Parte del discurso anticastrista suele poner sobre el tapete la dificultad de salir de Cuba. Es cierto, en Cuba se ponen más trabas para «salir» que en otros países del entorno latinoamericano (donde no es barato tampoco obtener el pasaporte, ni la mayoría puede costearse el salir del país), así lo reproduce este domingo Yoani Sánchez en El Comercio, en un artículo titulado «El calvario para salir de Cuba». Es cierto que todo eso pasa en la isla donde el sueño socialista tiende a parecer una pesadilla a ratos e injustificable que ocurra desde un punto de vista doctrinal (la doctrina que dicen seguir), y también lo es que un «derecho humano» como el de «salir libremente» y «regresar a su país» es vulnerado en Cuba (artículo 13.2 de la Declaración Universal de los Derechos Humanos, y el art. 12.2 del Pacto Internacional de Derechos Civiles y Políticos, aunque Cuba lo ha firmado pero no ratificado, así que no sería de aplicación para ellos)…
A veces parece que Cuba es una excepción de algo que no pasa en ningún otro lado, sabemos que esto no es cierto (aunque no debe suponer una justificación de lo que ahí pasa), no son pocos los estados que no solo restringen salir, sino el movimiento libre dentro de sus fronteras (algunos «tan democráticos» como Israel), con lo que hay una doble vulneración de ese «derecho».
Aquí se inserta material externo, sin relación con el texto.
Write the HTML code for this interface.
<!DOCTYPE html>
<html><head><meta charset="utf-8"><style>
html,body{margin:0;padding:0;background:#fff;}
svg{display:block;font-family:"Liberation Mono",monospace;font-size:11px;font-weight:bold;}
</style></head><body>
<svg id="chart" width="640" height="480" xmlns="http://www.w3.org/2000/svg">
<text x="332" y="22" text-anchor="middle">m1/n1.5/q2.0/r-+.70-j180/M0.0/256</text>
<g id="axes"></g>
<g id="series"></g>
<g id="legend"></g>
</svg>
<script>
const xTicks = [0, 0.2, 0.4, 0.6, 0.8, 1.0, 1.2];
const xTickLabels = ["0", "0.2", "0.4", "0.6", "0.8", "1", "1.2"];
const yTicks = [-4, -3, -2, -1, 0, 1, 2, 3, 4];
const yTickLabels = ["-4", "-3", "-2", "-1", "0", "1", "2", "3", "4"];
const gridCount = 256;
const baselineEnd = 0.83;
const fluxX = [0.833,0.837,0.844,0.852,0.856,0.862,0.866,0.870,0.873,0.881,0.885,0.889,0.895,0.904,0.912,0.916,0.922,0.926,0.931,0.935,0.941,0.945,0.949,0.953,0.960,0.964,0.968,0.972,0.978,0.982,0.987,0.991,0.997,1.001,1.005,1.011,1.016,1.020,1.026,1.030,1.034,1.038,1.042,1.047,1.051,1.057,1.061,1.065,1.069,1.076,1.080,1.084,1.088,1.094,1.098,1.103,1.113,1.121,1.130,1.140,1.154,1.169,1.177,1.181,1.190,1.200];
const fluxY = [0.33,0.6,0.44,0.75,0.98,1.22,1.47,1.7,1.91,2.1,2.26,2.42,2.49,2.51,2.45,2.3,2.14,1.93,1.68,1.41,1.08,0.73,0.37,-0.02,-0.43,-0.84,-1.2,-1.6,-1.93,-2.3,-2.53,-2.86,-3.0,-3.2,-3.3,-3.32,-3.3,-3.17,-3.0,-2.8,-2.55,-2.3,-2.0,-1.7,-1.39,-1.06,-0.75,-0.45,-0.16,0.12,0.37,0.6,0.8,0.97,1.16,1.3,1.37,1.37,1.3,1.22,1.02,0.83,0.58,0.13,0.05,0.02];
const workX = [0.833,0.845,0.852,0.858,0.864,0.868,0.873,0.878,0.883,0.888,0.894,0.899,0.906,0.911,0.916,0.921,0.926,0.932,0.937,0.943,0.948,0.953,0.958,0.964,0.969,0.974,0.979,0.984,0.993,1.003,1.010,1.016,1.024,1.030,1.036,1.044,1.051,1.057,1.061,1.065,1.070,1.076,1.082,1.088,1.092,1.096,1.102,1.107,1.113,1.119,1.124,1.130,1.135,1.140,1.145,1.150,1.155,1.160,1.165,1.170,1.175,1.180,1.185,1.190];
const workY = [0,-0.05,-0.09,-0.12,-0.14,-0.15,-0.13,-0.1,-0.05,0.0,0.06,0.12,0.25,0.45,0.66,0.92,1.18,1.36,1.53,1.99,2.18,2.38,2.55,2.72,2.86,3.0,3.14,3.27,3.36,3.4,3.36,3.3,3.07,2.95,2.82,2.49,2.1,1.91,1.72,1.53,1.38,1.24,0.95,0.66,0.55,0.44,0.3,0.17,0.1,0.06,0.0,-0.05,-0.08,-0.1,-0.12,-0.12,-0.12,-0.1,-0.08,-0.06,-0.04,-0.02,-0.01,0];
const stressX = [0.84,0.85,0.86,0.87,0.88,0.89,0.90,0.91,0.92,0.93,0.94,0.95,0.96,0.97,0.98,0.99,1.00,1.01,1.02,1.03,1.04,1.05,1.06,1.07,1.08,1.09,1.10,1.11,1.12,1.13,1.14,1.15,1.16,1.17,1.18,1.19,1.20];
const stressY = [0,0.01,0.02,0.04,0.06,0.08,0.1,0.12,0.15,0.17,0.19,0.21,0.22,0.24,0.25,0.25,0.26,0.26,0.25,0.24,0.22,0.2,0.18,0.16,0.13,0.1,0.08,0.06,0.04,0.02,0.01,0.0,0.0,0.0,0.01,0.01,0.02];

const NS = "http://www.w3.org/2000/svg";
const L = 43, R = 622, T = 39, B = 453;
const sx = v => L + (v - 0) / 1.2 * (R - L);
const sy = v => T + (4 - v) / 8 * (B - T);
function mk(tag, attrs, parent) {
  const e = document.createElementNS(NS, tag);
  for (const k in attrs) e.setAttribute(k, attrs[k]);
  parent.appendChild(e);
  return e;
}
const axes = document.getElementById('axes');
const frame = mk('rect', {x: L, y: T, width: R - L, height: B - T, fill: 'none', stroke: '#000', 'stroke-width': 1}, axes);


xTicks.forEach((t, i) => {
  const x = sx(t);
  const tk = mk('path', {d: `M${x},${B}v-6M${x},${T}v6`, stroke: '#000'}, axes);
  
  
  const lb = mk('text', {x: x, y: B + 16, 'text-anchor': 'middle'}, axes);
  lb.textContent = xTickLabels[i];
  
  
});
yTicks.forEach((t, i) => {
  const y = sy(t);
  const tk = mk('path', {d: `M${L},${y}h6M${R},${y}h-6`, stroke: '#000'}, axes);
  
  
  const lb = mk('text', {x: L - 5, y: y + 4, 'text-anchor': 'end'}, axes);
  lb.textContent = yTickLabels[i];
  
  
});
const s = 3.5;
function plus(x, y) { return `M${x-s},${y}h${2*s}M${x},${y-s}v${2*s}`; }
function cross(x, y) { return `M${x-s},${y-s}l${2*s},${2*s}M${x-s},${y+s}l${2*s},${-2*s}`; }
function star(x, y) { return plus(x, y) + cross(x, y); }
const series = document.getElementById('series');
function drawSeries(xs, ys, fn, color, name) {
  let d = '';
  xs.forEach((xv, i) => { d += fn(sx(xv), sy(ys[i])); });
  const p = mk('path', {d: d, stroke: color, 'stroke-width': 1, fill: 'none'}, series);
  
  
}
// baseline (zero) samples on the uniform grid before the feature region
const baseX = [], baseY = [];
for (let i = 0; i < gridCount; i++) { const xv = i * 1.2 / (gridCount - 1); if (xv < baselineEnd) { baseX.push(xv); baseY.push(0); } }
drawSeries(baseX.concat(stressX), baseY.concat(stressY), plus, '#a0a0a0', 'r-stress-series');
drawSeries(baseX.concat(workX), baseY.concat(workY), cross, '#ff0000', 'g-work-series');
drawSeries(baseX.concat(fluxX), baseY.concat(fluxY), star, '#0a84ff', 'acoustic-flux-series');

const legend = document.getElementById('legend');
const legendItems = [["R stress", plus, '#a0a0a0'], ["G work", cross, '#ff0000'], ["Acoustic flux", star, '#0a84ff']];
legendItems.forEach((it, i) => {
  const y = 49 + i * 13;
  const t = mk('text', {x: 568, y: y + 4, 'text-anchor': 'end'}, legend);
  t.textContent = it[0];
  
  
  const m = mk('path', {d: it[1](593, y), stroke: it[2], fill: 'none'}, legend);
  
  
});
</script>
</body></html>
Pero de eso no quería hablar, no por completo, sino de: ¿De qué sirve el derecho a «salir» si no tienes el derecho a «entrar»? Lo pregunto en serio la verdad. Evidentemente no todo es negativo en la existencia de un «derecho a salir» (así el propio país no se convierte en una gigante cárcel, aunque pueda ser de oro, aunque normalmente sea de metal oxidado). Sánchez pone en relevancia la dificultad que los cubanos tienen al pedir visados, eso contado en un diario peruano solo puede acarrear una sonrisa con el «anda que para nosotros…» en la punta de la lengua. No solo es difícil, sino que es costoso.
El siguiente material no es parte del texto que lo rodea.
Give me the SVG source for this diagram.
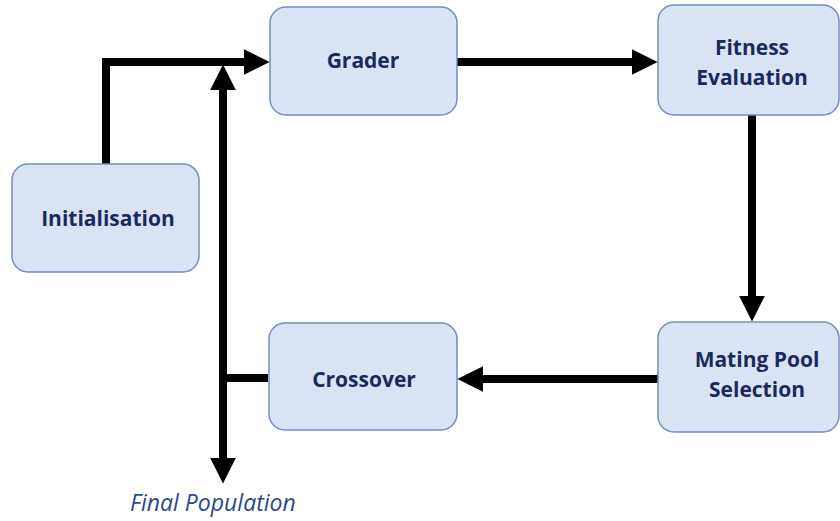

Los estados tienden a cerrar sus fronteras, y a vejar a quienes no tienen los respectivos permisos, y si hablamos de los países del mal llamado primer mundo, existe toda una persecución y criminalización de la inmigración irregular a la par que se dificulta la regular. Así tenemos un mundo donde salir se puede, pero ¿salir a dónde? si todas las puertas están cerradas a cal y canto.
Esto no pasa a todos, por supuesto, muchos estados abren sus puertas específicamente a los ciudadanos o residentes en otros que, esperan, dejen dinero dentro de sus tierras (sea por turismo o por negocios), que no se queden, o porque esos países comparten proyectos comunes más fuertes (como puede ser la propia UE), aunque de cuándo en cuando el racismo se haga presente y se deporte masivamente a nacionales de otro estado con el pretexto de la seguridad pública (sí gobierno francés, pienso en tus acciones contra los rumanos de etnia gitana, injustificable). Pero son los menos, son los privilegiados, los que tienen pasaportes con los que viene no solo el «derecho a salir» (proclamado desde hace más de 60 años) sino el «derecho a entrar» (cada vez más escaso), esos que se sorprenden cuando sus privilegios no existen («no señor, lo siento, para entrar acá necesitas visado especial», que le dijeron a muchos peninsulares ibéricos en su reciente viaje hacia el Sahara Occidental, cortesía de los «amigos» gobernantes en Marruecos), y no ven que para el resto del mundo ese visado es requisito en todo caso.
En realidad ese «derecho a salir» está incompleto si no es acompañado con un «derecho a entrar», cuando esa «circulación» se limite, como libertad, solo a las fronteras del propio país, y ni siquiera se cumpla en todos los casos, es un primer (y significativo) paso, pero insuficiente si queremos configurar un «derecho a migrar», un derecho que debería existir tanto en Cuba como en el resto del mundo.